“Talents Are for Sharing,” Ensign, Oct. 1993, 67
The Visiting Teacher:
Talents Are for Sharing
“Every woman,” said President Thomas S. Monson, Second Counselor in the First Presidency, “has been endowed by God with distinctive characteristics, gifts, and talents in order that she may fulfill a specific mission in the eternal plan.” (Ensign, May 1992, p. 101.)
As in Christ’s parable, when we cultivate the first talents God gives us, he is ready to reveal more. (See Matt. 25:15–21.)
We Can Cultivate Talents in Our Daily Lives
We may look on our daily work merely as chores. However, when we perform these tasks in a spirit of loving service to husband, children, family, and friends, we bring joy to ourselves and others. To cook a tasteful meal, study for a class, cultivate a garden, write a letter, kindly encourage a friend or family member—all these efforts are improving talents.

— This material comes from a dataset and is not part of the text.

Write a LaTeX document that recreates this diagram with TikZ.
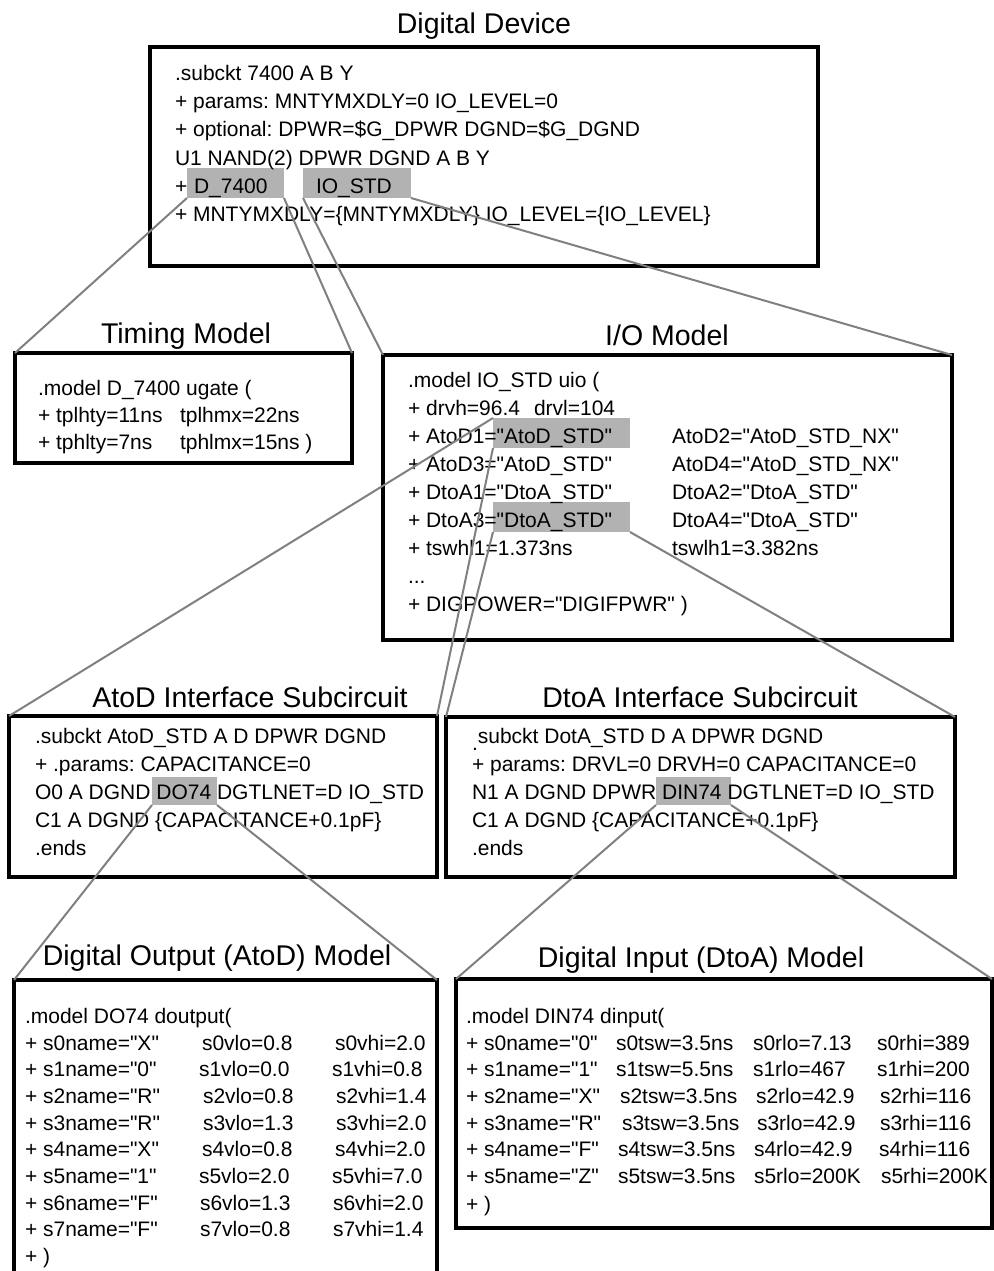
\documentclass[tikz,border=0pt]{standalone}
\usepackage{fontspec}
\setmainfont{Liberation Sans}[Ligatures=TeXOff]
\frenchspacing
\definecolor{hlgray}{RGB}{178,178,178}
\definecolor{linkgray}{RGB}{128,128,128}
\newcommand\bodyfnt{\fontsize{21}{25}\selectfont}
\newcommand\ttlfnt{\fontsize{28.5}{34}\selectfont}
\tikzset{
  box/.style={draw=black, line width=3.2pt, fill=white, inner sep=0pt, outer sep=0pt, anchor=north west},
  hl/.style={fill=hlgray, inner sep=0pt, outer sep=0pt, anchor=north west},
  txt/.style={anchor=base west, inner sep=0pt, outer sep=0pt, font=\bodyfnt},
  ttl/.style={anchor=base, inner sep=0pt, outer sep=0pt, font=\ttlfnt},
  link/.style={draw=linkgray, line width=2pt},
}
\begin{document}
\begin{tikzpicture}[x=1pt,y=-1pt]
\useasboundingbox[fill=white] (0,0) rectangle (993,1271);

% ---------- boxes ----------
\node[box, minimum width=668pt, minimum height=219pt] (top) at (150,47) {};
\node[box, minimum width=337pt, minimum height=110pt] (tim) at (15,353) {};
\node[box, minimum width=569pt, minimum height=285pt] (io) at (383,355) {};
\node[box, minimum width=428pt, minimum height=161pt] (atod) at (9,716) {};
\node[box, minimum width=509pt, minimum height=160pt] (dtoa) at (446,717) {};
\node[box, minimum width=536pt, minimum height=249pt] (di) at (456,979) {};
\coordinate (doNW) at (14,980);
\coordinate (doNE) at (437,980);
\coordinate (doSW) at (14,1290);
\coordinate (doSE) at (437,1290);
\draw[line width=3.2pt, fill=white] (doSW) -- (doNW) -- (doNE) -- (doSE);

% ---------- highlights ----------
\node[hl, minimum width=97pt, minimum height=30pt] (hlD) at (187,168) {};
\node[hl, minimum width=108pt, minimum height=30pt] (hlIO) at (303,168) {};
\node[hl, minimum width=137pt, minimum height=30pt] (hlA) at (493,418) {};
\node[hl, minimum width=137pt, minimum height=30pt] (hlB) at (493,502) {};
\node[hl, minimum width=65pt, minimum height=28pt] (hlDO) at (152,777) {};
\node[hl, minimum width=75pt, minimum height=28pt] (hlDIN) at (656,777) {};

% ---------- titles ----------
\node[ttl] (t1) at (484,34) {Digital Device};
\node[ttl] (t2) at (186,343) {Timing Model};
\node[ttl] (t3) at (667,345) {I/O Model};
\node[ttl] (t4) at (250,707) {AtoD Interface Subcircuit};
\node[ttl] (t5) at (700,707) {DtoA Interface Subcircuit};
\node[ttl] (t6) at (217,965) {Digital Output (AtoD) Model};
\node[ttl] (t7) at (701,967) {Digital Input (DtoA) Model};

% ---------- digital device ----------
\node[txt] (a1) at (175,81) {.subckt 7400 A B Y};
\node[txt] (a2) at (175,109) {+ params: MNTYMXDLY=0 IO\_LEVEL=0};
\node[txt] (a3) at (175,137) {+ optional: DPWR=\$G\_DPWR DGND=\$G\_DGND};
\node[txt] (a4) at (175,165) {U1 NAND(2) DPWR DGND A B Y};
\node[txt] (a5) at (175,193) {+};
\node[txt] (a5b) at (194,193) {D\_7400};
\node[txt] (a5c) at (316,193) {IO\_STD};
\node[txt] (a6) at (175,221) {+ MNTYMXDLY=\{MNTYMXDLY\} IO\_LEVEL=\{IO\_LEVEL\}};

% ---------- timing model ----------
\node[txt] (b1) at (38,395) {.model D\_7400 ugate (};
\node[txt] (b2) at (38,422) {+ tplhty=11ns};
\node[txt] (b2b) at (180,422) {tplhmx=22ns};
\node[txt] (b3) at (38,449) {+ tphlty=7ns};
\node[txt] (b3b) at (180,449) {tphlmx=15ns )};

% ---------- I/O model ----------
\node[txt] (c1) at (408,387) {.model IO\_STD uio (};
\node[txt] (c2) at (408,415) {+ drvh=96.4};
\node[txt] (c2b) at (534,415) {drvl=104};
\node[txt] (c3) at (408,443) {+ AtoD1="AtoD\_STD"};
\node[txt] (c3b) at (672,443) {AtoD2="AtoD\_STD\_NX"};
\node[txt] (c4) at (408,471) {+ AtoD3="AtoD\_STD"};
\node[txt] (c4b) at (672,471) {AtoD4="AtoD\_STD\_NX"};
\node[txt] (c5) at (408,499) {+ DtoA1="DtoA\_STD"};
\node[txt] (c5b) at (672,499) {DtoA2="DtoA\_STD"};
\node[txt] (c6) at (408,527) {+ DtoA3="DtoA\_STD"};
\node[txt] (c6b) at (672,527) {DtoA4="DtoA\_STD"};
\node[txt] (c7) at (408,555) {+ tswhl1=1.373ns};
\node[txt] (c7b) at (672,555) {tswlh1=3.382ns};
\node[txt] (c8) at (408,583) {...};
\node[txt] (c9) at (408,611) {+ DIGPOWER="DIGIFPWR" )};

% ---------- AtoD subcircuit ----------
\node[txt] (d1) at (35,743) {.subckt AtoD\_STD A D DPWR DGND};
\node[txt] (d2) at (35,771) {+ .params: CAPACITANCE=0};
\node[txt] (d3) at (35,799) {O0 A DGND DO74 DGTLNET=D IO\_STD};
\node[txt] (d4) at (35,827) {C1 A DGND \{CAPACITANCE+0.1pF\}};
\node[txt] (d5) at (35,855) {.ends};

% ---------- DtoA subcircuit ----------
\node[txt] (e1) at (472,743) {\raisebox{-7pt}{.}subckt DotA\_STD D A DPWR DGND};
\node[txt] (e2) at (472,771) {+ params: DRVL=0 DRVH=0 CAPACITANCE=0};
\node[txt] (e3) at (472,799) {N1 A DGND DPWR DIN74 DGTLNET=D IO\_STD};
\node[txt] (e4) at (472,827) {C1 A DGND \{CAPACITANCE+0.1pF\}};
\node[txt] (e5) at (472,855) {.ends};

% ---------- digital output model ----------
\node[txt] (f0) at (25,1023) {.model DO74 doutput(};
\foreach \i/\nm/\xa/\va/\xb/\vb in {0/X/202/0.8/335/2.0, 1/0/199/0.0/332/0.8,
  2/R/203/0.8/336/1.4, 3/R/203/1.3/336/2.0, 4/X/202/0.8/335/2.0,
  5/1/199/2.0/332/7.0, 6/F/200/1.3/333/2.0, 7/F/200/0.8/333/1.4}{
  \node[txt] (fn\i) at (25,{1050+26.7*\i}) {+ s\i name="\nm"};
  \node[txt] (fl\i) at (\xa,{1050+26.7*\i}) {s\i vlo=\va};
  \node[txt] (fh\i) at (\xb,{1050+26.7*\i}) {s\i vhi=\vb};
}
\node[txt] (f9) at (25,1263.6) {+ )};

% ---------- digital input model ----------
\node[txt] (g0) at (466,1023) {.model DIN74 dinput(};
\foreach \i/\nm/\xa/\va/\xb/\vb/\xc/\vc in {0/0/616/3.5ns/753/7.13/877/389,
  1/1/616/5.5ns/753/467/877/200, 2/X/620/3.5ns/756/42.9/880/116,
  3/R/622/3.5ns/757/42.9/880/116, 4/F/618/3.5ns/754/42.9/879/116,
  5/Z/618/3.5ns/754/200K/881/200K}{
  \node[txt] (gn\i) at (466,{1050+26.7*\i}) {+ s\i name="\nm"};
  \node[txt] (gt\i) at (\xa,{1050+26.7*\i}) {s\i tsw=\va};
  \node[txt] (gl\i) at (\xb,{1050+26.7*\i}) {s\i rlo=\vb};
  \node[txt] (gh\i) at (\xc,{1050+26.7*\i}) {s\i rhi=\vc};
}
\node[txt] (g7) at (466,1211) {+ )};

% ---------- connectors ----------
\draw[link] (hlD.south west) -- (tim.north west);
\draw[link] (hlD.south east) -- (tim.north east);
\draw[link] (hlIO.south west) -- (io.north west);
\draw[link] (hlIO.south east) -- (io.north east);
\draw[link] (hlA.north west) -- (atod.north west);
\draw[link] (hlA.south west) -- (atod.north east);
\draw[link] (hlB.south west) -- (dtoa.north west);
\draw[link] (hlB.south east) -- (dtoa.north east);
\draw[link] (hlDO.south west) -- (doNW);
\draw[link] (hlDO.south east) -- (doNE);
\draw[link] (hlDIN.south west) -- (di.north west);
\draw[link] (hlDIN.south east) -- (di.north east);
\end{tikzpicture}
\end{document}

God then grants an increase by blessing us with new talents. Often these are qualities of character. We learn to understand the needs of those we serve and to show patience, affection, tolerance, and generosity.
Relief Society general president Elaine L. Jack reminisces about her grandmother’s talents. Her grandmother made all the children’s clothes, knit their socks and mittens, milked cows, churned butter and sold it, raised chickens, ducks, and turkeys, was a counselor in the Relief Society, and gathered wheat. “As hard as all that work she did sounds, is any less required of me?” says Sister Jack. “I don’t have to do the same physical things Grandma Low did, but I have to be just as industrious, just as compassionate, just as frugal, just as prepared for the winter as she was. This is my heritage.”
What talents have you enjoyed developing?
We Can Exercise Talents in Our Church Callings
Anyone who is willing to accept a call as an auxiliary leader or teacher, who comes prepared to class, who speaks, performs music, or directs an activity is cultivating talents. In responding to callings, we increase our abilities to teach better, to perform better, to involve others.
As the newly called homemaking leader in a ward in Highland Village, Texas, Margo Merrill faced the seemingly impossible task of turning scraps of donated fabric into quilts for charity. She knew she lacked the experience to piece a quilt, but she began with what she could do: she pressed the scraps, then cut and sorted the colors. She then brought packets of fabric to homemaking meeting, where she asked help from other sisters to arrange and sew them into tops, then quilt and bind the coverlets. The sisters gladly shared their talents, and the results pleased them all.
As we develop our talents and as we accept callings, we gain self-confidence and love for new kinds of service. Brigida Acosta de Perez was a counselor in the Relief Society of a small branch in San Felipe, Mexico, where some sisters speak Spanish and others speak the native Nahuatl language. Brigida exercised her ability to speak both languages and translated the weekly lessons. She found she was developing a new gift, that of bridging two cultures and encouraging love among the sisters.
We are each unique—a child of God endowed with individual gifts which God wants us to use in building his kingdom. As we cultivate these talents, we will brighten our daily living and bless others.
What new talents are you developing at this stage of your life?